WORK TO DO: For each line below that includes the word "with", make a copy.

Excerpt from a dataset:
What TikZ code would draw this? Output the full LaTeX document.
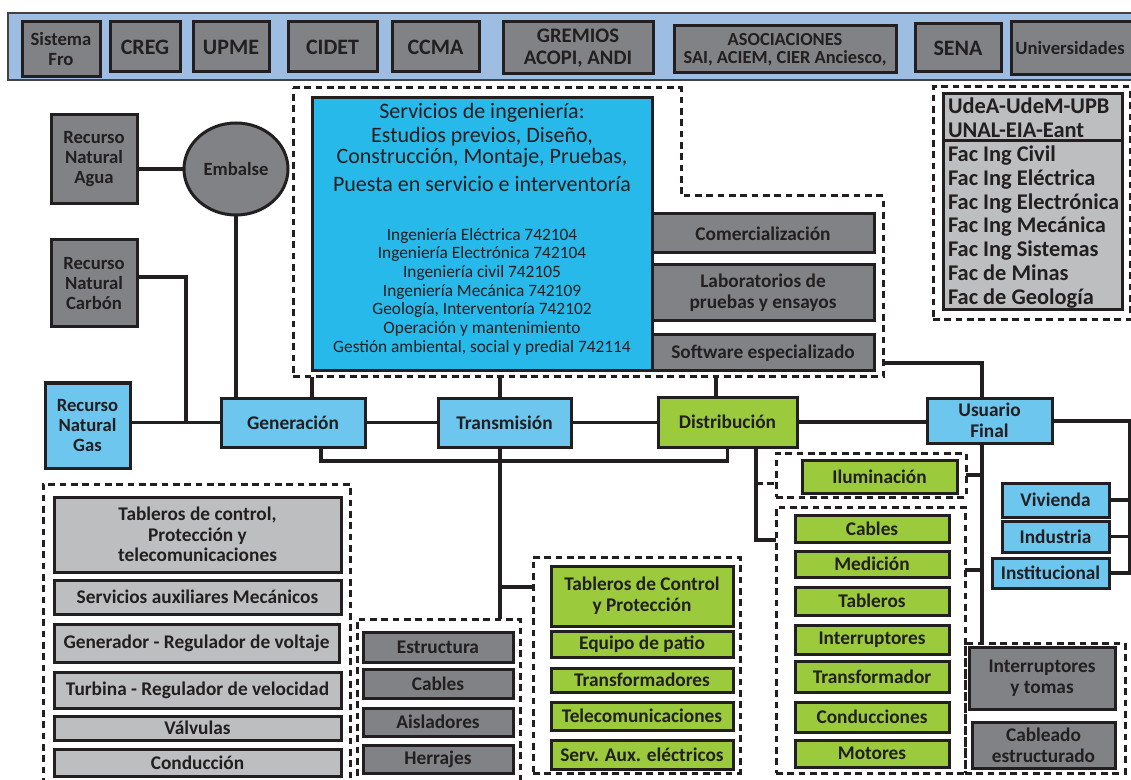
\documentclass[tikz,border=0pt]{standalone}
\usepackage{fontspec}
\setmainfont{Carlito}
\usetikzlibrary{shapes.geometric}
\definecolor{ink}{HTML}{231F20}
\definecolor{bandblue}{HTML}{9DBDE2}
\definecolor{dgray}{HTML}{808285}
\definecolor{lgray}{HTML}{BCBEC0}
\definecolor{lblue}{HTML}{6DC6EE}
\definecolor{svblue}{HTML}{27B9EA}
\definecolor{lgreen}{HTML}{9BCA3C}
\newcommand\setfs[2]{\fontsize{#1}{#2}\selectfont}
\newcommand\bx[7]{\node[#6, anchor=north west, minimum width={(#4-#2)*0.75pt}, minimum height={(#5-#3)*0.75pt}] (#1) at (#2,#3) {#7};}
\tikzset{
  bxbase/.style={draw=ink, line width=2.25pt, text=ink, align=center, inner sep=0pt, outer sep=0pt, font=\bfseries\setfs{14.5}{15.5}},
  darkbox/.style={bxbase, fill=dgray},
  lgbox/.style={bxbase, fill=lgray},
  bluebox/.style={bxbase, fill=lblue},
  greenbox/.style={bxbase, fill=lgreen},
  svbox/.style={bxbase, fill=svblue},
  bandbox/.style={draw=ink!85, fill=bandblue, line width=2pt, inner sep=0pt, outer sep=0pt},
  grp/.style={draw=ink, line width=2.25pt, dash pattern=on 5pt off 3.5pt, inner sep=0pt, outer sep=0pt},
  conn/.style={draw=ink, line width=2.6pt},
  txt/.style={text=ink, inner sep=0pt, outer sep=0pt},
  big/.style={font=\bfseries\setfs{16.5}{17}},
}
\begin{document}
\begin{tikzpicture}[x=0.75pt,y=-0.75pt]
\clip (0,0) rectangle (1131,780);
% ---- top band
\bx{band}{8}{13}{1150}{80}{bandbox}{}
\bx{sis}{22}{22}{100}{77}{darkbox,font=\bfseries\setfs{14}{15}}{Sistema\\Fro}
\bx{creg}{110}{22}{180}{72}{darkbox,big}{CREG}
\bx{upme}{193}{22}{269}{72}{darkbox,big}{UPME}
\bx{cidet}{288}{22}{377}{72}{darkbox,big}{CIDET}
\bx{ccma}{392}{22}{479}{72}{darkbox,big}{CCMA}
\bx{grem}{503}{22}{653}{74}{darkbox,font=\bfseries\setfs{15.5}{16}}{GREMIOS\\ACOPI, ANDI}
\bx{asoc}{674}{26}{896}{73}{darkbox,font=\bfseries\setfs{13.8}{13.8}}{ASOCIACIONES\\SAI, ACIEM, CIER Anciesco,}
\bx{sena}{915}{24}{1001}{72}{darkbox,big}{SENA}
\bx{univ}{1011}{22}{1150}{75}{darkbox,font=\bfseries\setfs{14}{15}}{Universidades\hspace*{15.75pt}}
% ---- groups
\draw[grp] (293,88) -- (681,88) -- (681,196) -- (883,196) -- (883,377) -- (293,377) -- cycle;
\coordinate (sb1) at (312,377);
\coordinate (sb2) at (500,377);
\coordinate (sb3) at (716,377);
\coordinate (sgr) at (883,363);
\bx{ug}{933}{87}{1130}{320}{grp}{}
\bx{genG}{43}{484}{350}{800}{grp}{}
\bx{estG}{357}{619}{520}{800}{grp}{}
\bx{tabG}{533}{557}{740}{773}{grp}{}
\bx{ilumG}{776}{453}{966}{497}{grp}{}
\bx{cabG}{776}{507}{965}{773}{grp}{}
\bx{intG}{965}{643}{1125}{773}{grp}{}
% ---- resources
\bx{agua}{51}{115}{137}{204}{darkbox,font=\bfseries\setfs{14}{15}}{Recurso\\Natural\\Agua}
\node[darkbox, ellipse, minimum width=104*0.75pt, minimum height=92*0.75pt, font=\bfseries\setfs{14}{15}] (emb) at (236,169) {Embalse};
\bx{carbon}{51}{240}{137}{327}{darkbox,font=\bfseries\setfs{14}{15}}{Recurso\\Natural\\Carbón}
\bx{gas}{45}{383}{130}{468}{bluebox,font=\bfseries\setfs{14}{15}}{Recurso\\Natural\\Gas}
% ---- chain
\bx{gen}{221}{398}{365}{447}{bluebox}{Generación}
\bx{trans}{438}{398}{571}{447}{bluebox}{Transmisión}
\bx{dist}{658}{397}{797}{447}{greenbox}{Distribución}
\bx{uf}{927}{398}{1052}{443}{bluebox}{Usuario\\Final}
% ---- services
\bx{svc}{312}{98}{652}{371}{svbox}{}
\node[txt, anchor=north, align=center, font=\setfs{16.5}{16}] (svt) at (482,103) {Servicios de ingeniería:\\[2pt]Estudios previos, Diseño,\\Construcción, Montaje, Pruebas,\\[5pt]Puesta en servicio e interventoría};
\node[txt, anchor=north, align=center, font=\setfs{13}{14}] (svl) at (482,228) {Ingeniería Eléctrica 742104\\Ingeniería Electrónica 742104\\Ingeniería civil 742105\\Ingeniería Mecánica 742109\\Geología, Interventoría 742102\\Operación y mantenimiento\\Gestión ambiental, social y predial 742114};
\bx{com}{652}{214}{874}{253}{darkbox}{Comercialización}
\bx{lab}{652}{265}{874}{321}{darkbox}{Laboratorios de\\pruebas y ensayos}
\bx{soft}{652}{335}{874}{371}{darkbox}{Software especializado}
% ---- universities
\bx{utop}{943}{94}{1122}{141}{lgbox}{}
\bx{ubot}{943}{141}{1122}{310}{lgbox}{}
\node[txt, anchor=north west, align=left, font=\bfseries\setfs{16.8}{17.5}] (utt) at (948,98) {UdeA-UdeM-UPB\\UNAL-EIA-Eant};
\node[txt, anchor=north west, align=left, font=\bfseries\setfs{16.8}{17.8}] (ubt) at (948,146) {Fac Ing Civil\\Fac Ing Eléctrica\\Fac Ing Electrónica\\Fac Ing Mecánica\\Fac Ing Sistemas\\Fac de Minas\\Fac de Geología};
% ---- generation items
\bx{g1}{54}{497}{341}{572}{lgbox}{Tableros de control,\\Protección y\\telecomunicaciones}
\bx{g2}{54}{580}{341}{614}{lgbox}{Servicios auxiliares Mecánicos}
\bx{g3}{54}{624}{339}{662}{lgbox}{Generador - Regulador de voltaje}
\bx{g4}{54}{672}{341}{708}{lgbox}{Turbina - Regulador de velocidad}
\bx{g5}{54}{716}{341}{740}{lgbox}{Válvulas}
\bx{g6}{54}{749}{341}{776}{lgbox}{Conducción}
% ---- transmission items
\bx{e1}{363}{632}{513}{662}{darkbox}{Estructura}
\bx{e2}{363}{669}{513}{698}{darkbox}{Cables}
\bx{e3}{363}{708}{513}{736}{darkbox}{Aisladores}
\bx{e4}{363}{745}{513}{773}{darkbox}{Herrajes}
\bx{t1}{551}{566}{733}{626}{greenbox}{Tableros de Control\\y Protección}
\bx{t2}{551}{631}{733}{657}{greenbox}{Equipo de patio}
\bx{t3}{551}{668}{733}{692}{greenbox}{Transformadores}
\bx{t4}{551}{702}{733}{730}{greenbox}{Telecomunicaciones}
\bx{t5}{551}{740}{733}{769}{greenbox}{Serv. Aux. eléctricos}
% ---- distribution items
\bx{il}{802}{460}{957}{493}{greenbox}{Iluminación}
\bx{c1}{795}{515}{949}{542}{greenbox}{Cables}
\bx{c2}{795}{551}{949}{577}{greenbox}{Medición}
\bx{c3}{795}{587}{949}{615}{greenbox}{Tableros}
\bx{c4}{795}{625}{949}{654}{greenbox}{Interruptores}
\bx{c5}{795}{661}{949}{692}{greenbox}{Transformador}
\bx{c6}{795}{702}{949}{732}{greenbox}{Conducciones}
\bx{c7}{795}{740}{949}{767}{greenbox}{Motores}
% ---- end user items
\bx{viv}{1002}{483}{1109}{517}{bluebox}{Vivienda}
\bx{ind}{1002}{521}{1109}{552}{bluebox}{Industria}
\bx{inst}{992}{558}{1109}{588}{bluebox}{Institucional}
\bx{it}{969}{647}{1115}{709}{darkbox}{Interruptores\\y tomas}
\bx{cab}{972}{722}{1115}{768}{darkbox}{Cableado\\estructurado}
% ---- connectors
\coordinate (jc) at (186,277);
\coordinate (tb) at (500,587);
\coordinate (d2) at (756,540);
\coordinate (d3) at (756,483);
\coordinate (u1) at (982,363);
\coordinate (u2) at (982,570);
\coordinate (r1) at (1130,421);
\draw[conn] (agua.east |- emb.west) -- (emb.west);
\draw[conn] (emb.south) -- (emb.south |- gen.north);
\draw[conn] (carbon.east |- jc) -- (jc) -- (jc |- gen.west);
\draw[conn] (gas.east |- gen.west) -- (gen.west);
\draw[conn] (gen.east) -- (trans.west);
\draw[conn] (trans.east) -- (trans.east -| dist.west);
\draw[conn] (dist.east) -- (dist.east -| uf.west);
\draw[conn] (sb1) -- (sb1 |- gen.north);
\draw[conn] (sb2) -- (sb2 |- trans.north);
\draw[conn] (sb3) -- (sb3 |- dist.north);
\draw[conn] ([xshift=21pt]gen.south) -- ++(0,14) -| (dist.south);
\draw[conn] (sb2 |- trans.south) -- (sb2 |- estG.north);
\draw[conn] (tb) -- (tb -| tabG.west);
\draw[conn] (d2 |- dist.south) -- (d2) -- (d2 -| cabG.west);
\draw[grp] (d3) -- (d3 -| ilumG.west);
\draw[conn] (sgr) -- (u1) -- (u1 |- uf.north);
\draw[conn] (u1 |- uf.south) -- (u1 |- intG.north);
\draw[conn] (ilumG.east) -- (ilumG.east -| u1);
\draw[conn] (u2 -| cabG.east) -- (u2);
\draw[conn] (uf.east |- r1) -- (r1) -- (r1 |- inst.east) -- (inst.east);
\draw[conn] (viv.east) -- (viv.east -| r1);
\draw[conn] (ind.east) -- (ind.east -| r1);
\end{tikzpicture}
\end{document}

==

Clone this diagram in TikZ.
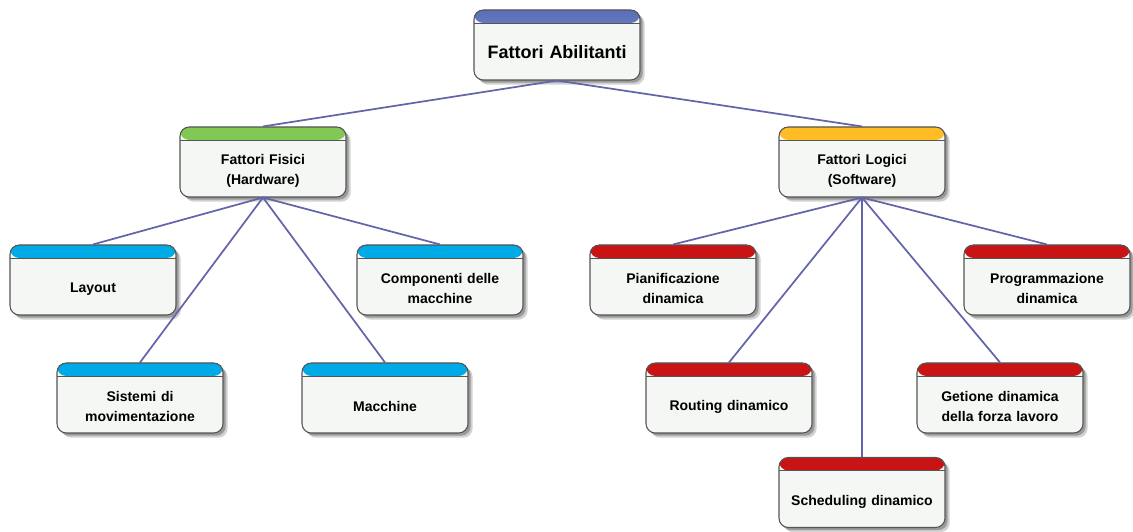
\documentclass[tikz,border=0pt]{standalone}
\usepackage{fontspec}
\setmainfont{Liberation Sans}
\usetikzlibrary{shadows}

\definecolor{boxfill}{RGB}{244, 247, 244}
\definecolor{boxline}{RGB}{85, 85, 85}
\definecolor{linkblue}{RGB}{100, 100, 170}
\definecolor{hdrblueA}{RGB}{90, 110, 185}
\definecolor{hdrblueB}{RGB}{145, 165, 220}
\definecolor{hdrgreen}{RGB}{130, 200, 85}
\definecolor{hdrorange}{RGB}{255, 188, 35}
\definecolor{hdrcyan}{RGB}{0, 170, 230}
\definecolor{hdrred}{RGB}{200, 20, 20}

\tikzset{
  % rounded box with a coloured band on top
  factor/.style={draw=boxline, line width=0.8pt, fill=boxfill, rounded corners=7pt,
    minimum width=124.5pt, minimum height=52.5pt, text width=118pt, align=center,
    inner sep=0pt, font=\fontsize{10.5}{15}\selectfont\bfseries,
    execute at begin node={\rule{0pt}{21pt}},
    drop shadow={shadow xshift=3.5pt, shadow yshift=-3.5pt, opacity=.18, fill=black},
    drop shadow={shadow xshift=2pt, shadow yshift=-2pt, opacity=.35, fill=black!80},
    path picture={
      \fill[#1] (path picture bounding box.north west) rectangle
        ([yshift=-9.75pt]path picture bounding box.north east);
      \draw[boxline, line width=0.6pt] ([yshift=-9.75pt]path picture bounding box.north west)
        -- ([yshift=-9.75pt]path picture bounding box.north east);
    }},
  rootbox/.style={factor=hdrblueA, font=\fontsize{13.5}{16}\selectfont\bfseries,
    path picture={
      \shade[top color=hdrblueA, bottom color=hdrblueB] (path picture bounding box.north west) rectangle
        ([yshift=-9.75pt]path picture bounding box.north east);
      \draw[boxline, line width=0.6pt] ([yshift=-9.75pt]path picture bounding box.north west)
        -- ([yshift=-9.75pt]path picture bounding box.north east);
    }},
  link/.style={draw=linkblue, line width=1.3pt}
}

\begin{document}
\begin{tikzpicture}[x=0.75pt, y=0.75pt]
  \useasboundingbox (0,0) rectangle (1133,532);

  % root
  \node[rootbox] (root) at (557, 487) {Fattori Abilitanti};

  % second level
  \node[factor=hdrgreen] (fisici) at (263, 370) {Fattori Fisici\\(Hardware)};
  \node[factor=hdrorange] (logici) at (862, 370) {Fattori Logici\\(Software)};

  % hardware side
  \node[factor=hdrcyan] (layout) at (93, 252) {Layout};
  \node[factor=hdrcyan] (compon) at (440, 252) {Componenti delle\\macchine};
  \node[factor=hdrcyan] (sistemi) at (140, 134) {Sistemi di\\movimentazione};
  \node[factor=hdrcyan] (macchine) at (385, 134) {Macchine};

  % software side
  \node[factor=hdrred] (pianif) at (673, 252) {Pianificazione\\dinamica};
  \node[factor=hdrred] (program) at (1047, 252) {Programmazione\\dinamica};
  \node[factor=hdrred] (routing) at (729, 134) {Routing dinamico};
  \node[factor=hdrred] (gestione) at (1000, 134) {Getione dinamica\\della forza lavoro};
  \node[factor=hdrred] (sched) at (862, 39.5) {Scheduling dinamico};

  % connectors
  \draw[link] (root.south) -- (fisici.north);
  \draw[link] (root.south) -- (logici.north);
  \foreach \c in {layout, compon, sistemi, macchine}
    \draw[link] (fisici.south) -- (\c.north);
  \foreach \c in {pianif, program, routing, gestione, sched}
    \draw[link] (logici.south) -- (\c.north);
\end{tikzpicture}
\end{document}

---

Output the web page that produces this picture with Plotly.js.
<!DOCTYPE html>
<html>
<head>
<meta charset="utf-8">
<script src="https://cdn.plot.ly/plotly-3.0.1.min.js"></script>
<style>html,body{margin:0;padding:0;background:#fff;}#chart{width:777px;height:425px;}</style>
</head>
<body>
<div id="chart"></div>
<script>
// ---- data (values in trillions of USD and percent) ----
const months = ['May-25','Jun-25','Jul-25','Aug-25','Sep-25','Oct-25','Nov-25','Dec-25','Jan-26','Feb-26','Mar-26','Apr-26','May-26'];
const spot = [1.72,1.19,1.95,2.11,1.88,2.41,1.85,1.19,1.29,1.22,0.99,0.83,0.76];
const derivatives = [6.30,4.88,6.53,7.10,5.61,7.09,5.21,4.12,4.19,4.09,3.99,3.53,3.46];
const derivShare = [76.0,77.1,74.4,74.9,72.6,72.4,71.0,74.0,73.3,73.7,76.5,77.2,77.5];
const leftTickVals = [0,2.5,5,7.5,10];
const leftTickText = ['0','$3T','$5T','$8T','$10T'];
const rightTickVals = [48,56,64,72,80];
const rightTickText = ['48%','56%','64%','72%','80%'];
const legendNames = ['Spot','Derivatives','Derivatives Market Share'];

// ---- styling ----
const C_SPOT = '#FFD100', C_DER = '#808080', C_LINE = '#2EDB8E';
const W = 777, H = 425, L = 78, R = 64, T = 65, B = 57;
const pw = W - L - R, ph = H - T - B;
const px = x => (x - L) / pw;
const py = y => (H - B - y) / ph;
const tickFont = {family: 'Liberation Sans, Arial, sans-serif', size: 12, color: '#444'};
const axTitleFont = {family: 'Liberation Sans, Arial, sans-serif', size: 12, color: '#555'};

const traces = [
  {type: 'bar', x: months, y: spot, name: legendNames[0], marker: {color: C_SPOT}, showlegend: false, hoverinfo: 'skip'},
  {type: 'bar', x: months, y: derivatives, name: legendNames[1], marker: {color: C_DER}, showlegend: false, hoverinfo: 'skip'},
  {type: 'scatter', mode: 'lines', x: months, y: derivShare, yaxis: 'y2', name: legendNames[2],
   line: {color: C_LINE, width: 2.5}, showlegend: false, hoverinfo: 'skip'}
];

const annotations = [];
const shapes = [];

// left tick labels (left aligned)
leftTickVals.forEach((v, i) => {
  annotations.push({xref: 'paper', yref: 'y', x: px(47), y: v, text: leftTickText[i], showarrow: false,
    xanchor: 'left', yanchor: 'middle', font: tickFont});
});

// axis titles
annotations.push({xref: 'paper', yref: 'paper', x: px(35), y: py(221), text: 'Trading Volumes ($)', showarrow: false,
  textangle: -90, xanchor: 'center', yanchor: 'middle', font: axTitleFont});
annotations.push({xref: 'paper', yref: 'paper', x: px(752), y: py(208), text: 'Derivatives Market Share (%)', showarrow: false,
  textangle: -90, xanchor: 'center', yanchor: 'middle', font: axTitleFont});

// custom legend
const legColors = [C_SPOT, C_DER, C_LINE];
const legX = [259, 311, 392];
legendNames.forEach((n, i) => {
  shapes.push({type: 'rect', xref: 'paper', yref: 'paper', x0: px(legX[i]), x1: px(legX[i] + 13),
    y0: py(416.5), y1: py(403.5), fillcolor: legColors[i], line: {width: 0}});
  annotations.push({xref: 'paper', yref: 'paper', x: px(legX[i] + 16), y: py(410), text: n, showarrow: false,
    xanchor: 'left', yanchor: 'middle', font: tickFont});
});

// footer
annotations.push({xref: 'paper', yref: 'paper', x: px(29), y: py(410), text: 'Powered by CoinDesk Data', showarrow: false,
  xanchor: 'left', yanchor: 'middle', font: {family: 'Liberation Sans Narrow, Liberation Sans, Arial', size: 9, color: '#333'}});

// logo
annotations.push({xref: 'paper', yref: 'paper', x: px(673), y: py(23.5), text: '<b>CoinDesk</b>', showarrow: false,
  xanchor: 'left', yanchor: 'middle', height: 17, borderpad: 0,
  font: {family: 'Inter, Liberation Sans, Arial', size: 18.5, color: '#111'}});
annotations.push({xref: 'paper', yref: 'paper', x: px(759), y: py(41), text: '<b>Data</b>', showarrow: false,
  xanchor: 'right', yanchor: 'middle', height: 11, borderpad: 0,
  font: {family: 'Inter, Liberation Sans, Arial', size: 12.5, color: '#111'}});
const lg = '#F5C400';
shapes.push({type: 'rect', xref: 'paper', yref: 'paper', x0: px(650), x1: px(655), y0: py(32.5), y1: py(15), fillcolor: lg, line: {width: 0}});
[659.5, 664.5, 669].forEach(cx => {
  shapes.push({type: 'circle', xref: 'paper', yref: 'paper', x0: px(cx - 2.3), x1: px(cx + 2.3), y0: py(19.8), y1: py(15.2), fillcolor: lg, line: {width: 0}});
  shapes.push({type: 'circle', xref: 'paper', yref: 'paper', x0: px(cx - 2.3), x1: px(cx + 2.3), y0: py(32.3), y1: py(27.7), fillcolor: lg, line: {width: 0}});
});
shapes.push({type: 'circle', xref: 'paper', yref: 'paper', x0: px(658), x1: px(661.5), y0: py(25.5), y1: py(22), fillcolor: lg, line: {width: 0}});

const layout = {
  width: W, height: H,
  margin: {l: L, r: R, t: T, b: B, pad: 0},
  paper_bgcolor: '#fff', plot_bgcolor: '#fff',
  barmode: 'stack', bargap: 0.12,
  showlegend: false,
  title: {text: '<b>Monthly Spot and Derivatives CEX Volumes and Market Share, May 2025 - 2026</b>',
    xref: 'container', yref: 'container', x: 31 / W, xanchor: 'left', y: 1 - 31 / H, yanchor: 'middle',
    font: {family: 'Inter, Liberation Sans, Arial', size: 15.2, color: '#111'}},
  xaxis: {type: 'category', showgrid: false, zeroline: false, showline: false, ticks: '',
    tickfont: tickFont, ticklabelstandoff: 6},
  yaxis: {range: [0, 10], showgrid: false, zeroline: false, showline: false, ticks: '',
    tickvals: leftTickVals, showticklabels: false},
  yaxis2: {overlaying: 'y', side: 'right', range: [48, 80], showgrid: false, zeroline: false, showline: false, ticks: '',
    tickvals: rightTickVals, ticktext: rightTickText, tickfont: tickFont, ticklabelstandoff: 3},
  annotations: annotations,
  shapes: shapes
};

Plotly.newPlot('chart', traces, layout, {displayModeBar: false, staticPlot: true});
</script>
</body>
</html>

SOLUTION BELOW:
  % rounded box with a coloured band on top
Output the web page that produces this picture with Plotly.js.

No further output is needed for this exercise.